## Data
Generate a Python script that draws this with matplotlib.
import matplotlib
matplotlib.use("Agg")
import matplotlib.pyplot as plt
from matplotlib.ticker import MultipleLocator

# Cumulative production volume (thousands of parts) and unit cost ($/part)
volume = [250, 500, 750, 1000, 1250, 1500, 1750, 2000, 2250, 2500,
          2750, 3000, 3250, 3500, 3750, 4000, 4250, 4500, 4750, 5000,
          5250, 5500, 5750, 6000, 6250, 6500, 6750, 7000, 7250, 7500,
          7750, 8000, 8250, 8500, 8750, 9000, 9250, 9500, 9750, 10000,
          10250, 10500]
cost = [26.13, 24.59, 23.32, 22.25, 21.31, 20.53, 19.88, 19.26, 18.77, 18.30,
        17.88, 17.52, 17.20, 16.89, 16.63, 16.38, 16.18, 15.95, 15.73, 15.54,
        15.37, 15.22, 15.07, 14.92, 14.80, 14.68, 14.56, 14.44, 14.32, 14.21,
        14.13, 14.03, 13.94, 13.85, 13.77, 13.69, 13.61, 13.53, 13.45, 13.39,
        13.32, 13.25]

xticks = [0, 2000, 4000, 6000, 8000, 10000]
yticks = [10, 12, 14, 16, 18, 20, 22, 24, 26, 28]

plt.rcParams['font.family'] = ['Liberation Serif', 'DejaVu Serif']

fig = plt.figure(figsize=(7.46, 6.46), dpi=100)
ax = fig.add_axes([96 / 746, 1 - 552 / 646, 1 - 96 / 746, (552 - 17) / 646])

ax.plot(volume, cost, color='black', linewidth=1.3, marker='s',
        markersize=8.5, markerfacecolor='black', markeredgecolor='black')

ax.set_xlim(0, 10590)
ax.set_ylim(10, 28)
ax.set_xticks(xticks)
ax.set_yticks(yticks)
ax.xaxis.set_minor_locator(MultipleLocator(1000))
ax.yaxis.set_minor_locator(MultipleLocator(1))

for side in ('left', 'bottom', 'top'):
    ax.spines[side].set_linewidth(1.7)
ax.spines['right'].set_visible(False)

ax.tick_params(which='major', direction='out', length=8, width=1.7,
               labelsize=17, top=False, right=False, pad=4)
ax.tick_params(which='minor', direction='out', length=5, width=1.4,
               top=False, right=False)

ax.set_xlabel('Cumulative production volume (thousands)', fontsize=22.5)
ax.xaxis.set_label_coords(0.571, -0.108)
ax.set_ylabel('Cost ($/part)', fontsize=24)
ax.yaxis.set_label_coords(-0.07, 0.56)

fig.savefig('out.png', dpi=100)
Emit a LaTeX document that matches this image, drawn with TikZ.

## Your task
Quote each line of the data above exactly as written.

## Result below
Generate a Python script that draws this with matplotlib.
import matplotlib
matplotlib.use("Agg")
import matplotlib.pyplot as plt
from matplotlib.ticker import MultipleLocator

# Cumulative production volume (thousands of parts) and unit cost ($/part)
volume = [250, 500, 750, 1000, 1250, 1500, 1750, 2000, 2250, 2500,
          2750, 3000, 3250, 3500, 3750, 4000, 4250, 4500, 4750, 5000,
          5250, 5500, 5750, 6000, 6250, 6500, 6750, 7000, 7250, 7500,
          7750, 8000, 8250, 8500, 8750, 9000, 9250, 9500, 9750, 10000,
          10250, 10500]
cost = [26.13, 24.59, 23.32, 22.25, 21.31, 20.53, 19.88, 19.26, 18.77, 18.30,
        17.88, 17.52, 17.20, 16.89, 16.63, 16.38, 16.18, 15.95, 15.73, 15.54,
        15.37, 15.22, 15.07, 14.92, 14.80, 14.68, 14.56, 14.44, 14.32, 14.21,
        14.13, 14.03, 13.94, 13.85, 13.77, 13.69, 13.61, 13.53, 13.45, 13.39,
        13.32, 13.25]

xticks = [0, 2000, 4000, 6000, 8000, 10000]
yticks = [10, 12, 14, 16, 18, 20, 22, 24, 26, 28]

plt.rcParams['font.family'] = ['Liberation Serif', 'DejaVu Serif']

fig = plt.figure(figsize=(7.46, 6.46), dpi=100)
ax = fig.add_axes([96 / 746, 1 - 552 / 646, 1 - 96 / 746, (552 - 17) / 646])

ax.plot(volume, cost, color='black', linewidth=1.3, marker='s',
        markersize=8.5, markerfacecolor='black', markeredgecolor='black')

ax.set_xlim(0, 10590)
ax.set_ylim(10, 28)
ax.set_xticks(xticks)
ax.set_yticks(yticks)
ax.xaxis.set_minor_locator(MultipleLocator(1000))
ax.yaxis.set_minor_locator(MultipleLocator(1))

for side in ('left', 'bottom', 'top'):
    ax.spines[side].set_linewidth(1.7)
ax.spines['right'].set_visible(False)

ax.tick_params(which='major', direction='out', length=8, width=1.7,
               labelsize=17, top=False, right=False, pad=4)
ax.tick_params(which='minor', direction='out', length=5, width=1.4,
               top=False, right=False)

ax.set_xlabel('Cumulative production volume (thousands)', fontsize=22.5)
ax.xaxis.set_label_coords(0.571, -0.108)
ax.set_ylabel('Cost ($/part)', fontsize=24)
ax.yaxis.set_label_coords(-0.07, 0.56)

fig.savefig('out.png', dpi=100)
Emit a LaTeX document that matches this image, drawn with TikZ.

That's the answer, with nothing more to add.